À mesure que l’âge tenaille le maestro, il lui semble que les cycles de la nature lui importent davantage. Ainsi que dans sa jeunesse, quand il partait à l’assaut des montagnes et qu’il percevait les saisons comme des mouvements de grandes symphonies. Le printemps comme commencement, où l’on sent les sèves de l’amour monter en des notes sûres, puissantes et radieuses. L’été, avec ces éclats de cuivres, comme une gloire qui éclate de fécondité. La vie dépend de la chaleur. L’automne soupire, comme un recueillement dans sa beauté déjà sombre, empourprée sous une lumière déchirante. Et l’hiver, enfin, un long lamento de violons qui gémissent presque. La terre, à nouveau stérile et glacée pareille aux grandes étendues de Prusse. L’hiver semble sceller un destin. Une fin. La victoire de la mort. Furtwängler a bien cru que ce triomphe-là était arrivé le 11 novembre 1918, quand le peuple brisé est rentré de la guerre. Mais la lumière est revenue. Avant de disparaître à nouveau de cette vieille terre que les ravages ont épuisée. L’Allemagne était encore jeune, mais les pays qu’elle couvrait de son nom étaient vieux, accablés par l’histoire, déjà blessés par tant de guerres et de rancœurs. Mon pays va de la grandeur au déclin, songe-t-il. Il se redressera, par son génie du renouveau !

Le musicien regarde la partition sur laquelle il a tracé quelques accords.

— Tu n’es plus qu’un homme qui entre dans l’hiver, dit-il à haute voix. Mais dans l’ombre, il y a toujours la lueur de l’espérance !

37

Furtwängler a longuement discuté avec le directeur du Théâtre royal de Copenhague. Il a fallu justifier ce qu’il veut tenir caché. Ne pas dire qu’il entend de moins en moins certains instruments et qu’une douleur dans la poitrine le fait tousser, souvent. Trop souvent. Des quintes secouent tout son être aussi fort que fragile, né des passions et qui ne sait pas s’attarder à vivre. Un être usé par les colères du siècle.

Tout ça a commencé par une sorte de bronchite mal soignée. Gravement, le médecin a prescrit des antibiotiques, des médicaments mystérieux qui rendent sourds. C’était ça ou la mort.

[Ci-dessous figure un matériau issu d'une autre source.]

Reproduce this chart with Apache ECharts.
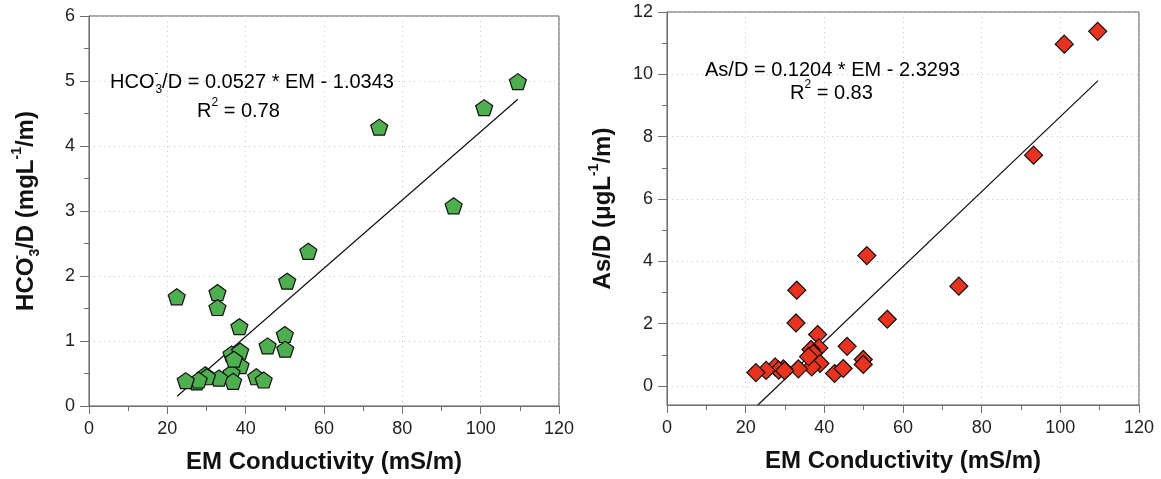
<!DOCTYPE html>
<html>
<head>
<meta charset="utf-8">
<script src="https://cdn.jsdelivr.net/npm/echarts@6/dist/echarts.min.js"></script>
<style>
html,body{margin:0;padding:0;background:#fff;}
#chart{width:1161px;height:479px;}
</style>
</head>
<body>
<div id="chart"></div>
<script>
// ---- data ----
const xTicks = [0, 20, 40, 60, 80, 100, 120];
const yTicksLeft = [0, 1, 2, 3, 4, 5, 6];
const yTicksRight = [0, 2, 4, 6, 8, 10, 12];

// Left panel: EM conductivity (mS/m) vs HCO3-/D
const emLeft  = [22.4, 32.8, 32.8, 38.4, 50.6, 56.0, 74.1, 100.9, 109.5, 93.1, 50.0, 50.1, 45.6, 36.4, 38.6, 38.7, 36.4, 36.8, 33.2, 29.7, 30.1, 27.5, 28.0, 24.7, 42.7, 44.6, 37.0];
const hco3D   = [1.68, 1.745, 1.515, 1.22, 1.92, 2.38, 4.29, 4.59, 4.99, 3.08, 1.10, 0.875, 0.925, 0.80, 0.845, 0.62, 0.51, 0.38, 0.43, 0.48, 0.45, 0.37, 0.40, 0.39, 0.45, 0.40, 0.72];
const fitLeftX = [22.5, 109.5];
const fitLeftY = [0.15, 4.72];

// Right panel: EM conductivity (mS/m) vs As/D
const emRight = [33.0, 32.8, 38.3, 56.0, 45.8, 38.6, 36.6, 36.4, 37.2, 38.9, 36.8, 33.4, 29.6, 27.5, 28.4, 25.2, 22.6, 29.9, 42.6, 44.8, 49.9, 49.9, 50.8, 74.2, 93.2, 101.0, 109.5, 36.0];
const asD     = [3.08, 2.03, 1.66, 2.15, 1.28, 1.23, 1.18, 0.94, 1.05, 0.73, 0.62, 0.56, 0.56, 0.62, 0.52, 0.51, 0.44, 0.50, 0.41, 0.57, 0.86, 0.70, 4.19, 3.21, 7.41, 10.97, 11.38, 0.95];
const fitRightX = [23.1, 109.6];
const fitRightY = [-0.6, 9.8];

// ---- chart ----
const FONT = "'Liberation Sans', Arial, Helvetica, sans-serif";
const AX = '#707070';
const zip = (a, b) => a.map((v, i) => [v, b[i]]);
const pentagon = 'path://M50,0L97.6,34.5L79.4,90.5L20.6,90.5L2.4,34.5Z';

const richName = {
  b:  { fontFamily: FONT, fontSize: 24, fontWeight: 'bold', color: '#111', lineHeight: 32 },
  sp: { fontFamily: FONT, fontSize: 14, fontWeight: 'bold', color: '#111', verticalAlign: 'top', lineHeight: 14 },
  sb: { fontFamily: FONT, fontSize: 14, fontWeight: 'bold', color: '#111', verticalAlign: 'bottom', lineHeight: 14 },
  st: { fontFamily: FONT, fontSize: 14, fontWeight: 'bold', color: '#111', verticalAlign: 'top', lineHeight: 14, width: 1 }
};
const richText = {
  n:  { fontFamily: FONT, fontSize: 20, color: '#111', lineHeight: 28 },
  sp: { fontFamily: FONT, fontSize: 12, color: '#111', verticalAlign: 'top', lineHeight: 12 },
  sb: { fontFamily: FONT, fontSize: 12, color: '#111', verticalAlign: 'bottom', lineHeight: 12 },
  st: { fontFamily: FONT, fontSize: 12, color: '#111', verticalAlign: 'top', lineHeight: 12, width: 1 }
};

function xAxisCfg(gi) {
  return {
    type: 'value', gridIndex: gi, min: xTicks[0], max: xTicks[xTicks.length - 1], interval: xTicks[1] - xTicks[0],
    axisLine: { show: true, onZero: false, lineStyle: { color: AX, width: 1 } },
    axisTick: { show: true, inside: false, length: 8, lineStyle: { color: AX } },
    minorTick: { show: true, splitNumber: 2, length: 5, lineStyle: { color: AX } },
    axisLabel: { fontFamily: FONT, fontSize: 18, color: '#222', margin: 14 },
    splitLine: { show: true, lineStyle: { type: [1, 4], color: '#c8c8c8' } },
    name: 'EM Conductivity (mS/m)', nameLocation: 'middle', nameGap: 44,
    nameTextStyle: { fontFamily: FONT, fontSize: 24, fontWeight: 'bold', color: '#111' }
  };
}

const option = {
  animation: false,
  backgroundColor: '#fff',
  grid: [
    { left: 89, top: 16, width: 470, height: 392, show: true, borderColor: '#555', borderWidth: 1, backgroundColor: 'transparent' },
    { left: 667, top: 12, width: 472, height: 393, show: true, borderColor: '#555', borderWidth: 1, backgroundColor: 'transparent' },
    { left: 667, top: 12, width: 472, height: 374, show: false }
  ],
  xAxis: [
    xAxisCfg(0),
    xAxisCfg(1),
    { type: 'value', gridIndex: 2, min: 0, max: 120, show: false }
  ],
  yAxis: [
    {
      type: 'value', gridIndex: 0, min: yTicksLeft[0], max: yTicksLeft[yTicksLeft.length - 1], interval: 1,
      axisLine: { show: true, onZero: false, lineStyle: { color: AX } },
      axisTick: { show: true, length: 9, lineStyle: { color: AX } },
      minorTick: { show: true, splitNumber: 2, length: 5, lineStyle: { color: AX } },
      axisLabel: { fontFamily: FONT, fontSize: 18, color: '#222', margin: 14 },
      splitLine: { show: true, lineStyle: { type: [1, 4], color: '#c8c8c8' } },
      name: '{b|HCO}{st|-}{sb|3}{b|/D (mgL}{sp|-1}{b|/m)}', nameLocation: 'middle', nameGap: 47,
      nameTextStyle: { fontFamily: FONT, fontSize: 24, fontWeight: 'bold', color: '#111', rich: richName }
    },
    {
      type: 'value', gridIndex: 1, min: -0.6, max: 12,
      axisLine: { show: true, onZero: false, lineStyle: { color: AX } },
      axisTick: { show: false }, minorTick: { show: false }, axisLabel: { show: false }, splitLine: { show: false },
      name: '{b|As/D (μgL}{sp|-1}{b|/m)}', nameLocation: 'middle', nameGap: 48,
      nameTextStyle: { fontFamily: FONT, fontSize: 24, fontWeight: 'bold', color: '#111', rich: richName }
    },
    {
      type: 'value', gridIndex: 2, min: yTicksRight[0], max: yTicksRight[yTicksRight.length - 1], interval: 2,
      axisLine: { show: false },
      axisTick: { show: true, length: 9, lineStyle: { color: AX } },
      minorTick: { show: true, splitNumber: 2, length: 5, lineStyle: { color: AX } },
      axisLabel: { fontFamily: FONT, fontSize: 18, color: '#222', margin: 14 },
      splitLine: { show: true, lineStyle: { type: [1, 4], color: '#c8c8c8' } }
    }
  ],
  series: [
    {
      type: 'line', xAxisIndex: 0, yAxisIndex: 0, data: zip(fitLeftX, fitLeftY),
      showSymbol: false, symbol: 'none', lineStyle: { color: '#111', width: 1.2 }, z: 3
    },
    {
      type: 'scatter', xAxisIndex: 0, yAxisIndex: 0, data: zip(emLeft, hco3D),
      symbol: pentagon, symbolSize: [17, 16],
      itemStyle: { color: '#4fae4f', borderColor: '#111', borderWidth: 1.2, opacity: 1 }, z: 4
    },
    {
      type: 'line', xAxisIndex: 1, yAxisIndex: 1, data: zip(fitRightX, fitRightY),
      showSymbol: false, symbol: 'none', lineStyle: { color: '#111', width: 1.2 }, z: 3
    },
    {
      type: 'scatter', xAxisIndex: 1, yAxisIndex: 1, data: zip(emRight, asD),
      symbol: 'diamond', symbolSize: [18, 18],
      itemStyle: { color: '#e8331f', borderColor: '#111', borderWidth: 1.2, opacity: 1 }, z: 4
    }
  ],
  graphic: [
    { type: 'text', x: 110, y: 82, z: 10, style: { text: '{n|HCO}{st|-}{sb|3}{n|/D = 0.0527 * EM - 1.0343}', rich: richText, verticalAlign: 'middle', align: 'left' } },
    { type: 'text', x: 197, y: 111, z: 10, style: { text: '{n|R}{sp|2}{n| = 0.78}', rich: richText, verticalAlign: 'middle', align: 'left' } },
    { type: 'text', x: 705, y: 70, z: 10, style: { text: '{n|As/D = 0.1204 * EM - 2.3293}', rich: richText, verticalAlign: 'middle', align: 'left' } },
    { type: 'text', x: 790, y: 93, z: 10, style: { text: '{n|R}{sp|2}{n| = 0.83}', rich: richText, verticalAlign: 'middle', align: 'left' } }
  ]
};

const chart = echarts.init(document.getElementById('chart'), null, { renderer: 'canvas' });
chart.setOption(option);
</script>
</body>
</html>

— Ce n’est que passager, a dit le médecin. Une fois passé ce traitement, tout redeviendra normal.

Et puis, rien n’a passé, le mal est entré comme un dieu sombre, a pénétré son cerveau et pris tout son être. Furtwängler a songé un instant au destin. Amor fati ! Aime ton destin, aime ta destinée, accepte tout ce qui t’arrive. Paroles de philosophe, du blabla. Comment aimer un devenir décousu ? Il ne faut jamais se résigner, ni obéir comme un serf aux événements. Le fatalisme, ce sont des chaînes qu’il faut briser. Tu n’as pas ton libre arbitre ! Foutaises, tout ça. Les juges se sont trompés, après la guerre, quand ils l’ont fait comparaître. « Vous étiez libre de ne pas servir les démons », criaient-ils, droits, avec leur morale et leurs condamnations. Rien n’est simple.

Le destin l’a maudit une première fois, il le frappe une deuxième. Aime ta destinée, ça t’empêchera d’être son esclave. Il a continué à diriger, d’instinct et par cœur. Mais il est vaincu. Le destin, c’est toujours lui qui gagne.

— Pour la première fois de ma vie, a-t-il déclaré d’une voix froide au directeur de l’Opéra de Copenhague, je dois annuler pour des raisons personnelles. Cela ne m’était jamais arrivé.

— Prenez encore le temps de la réflexion.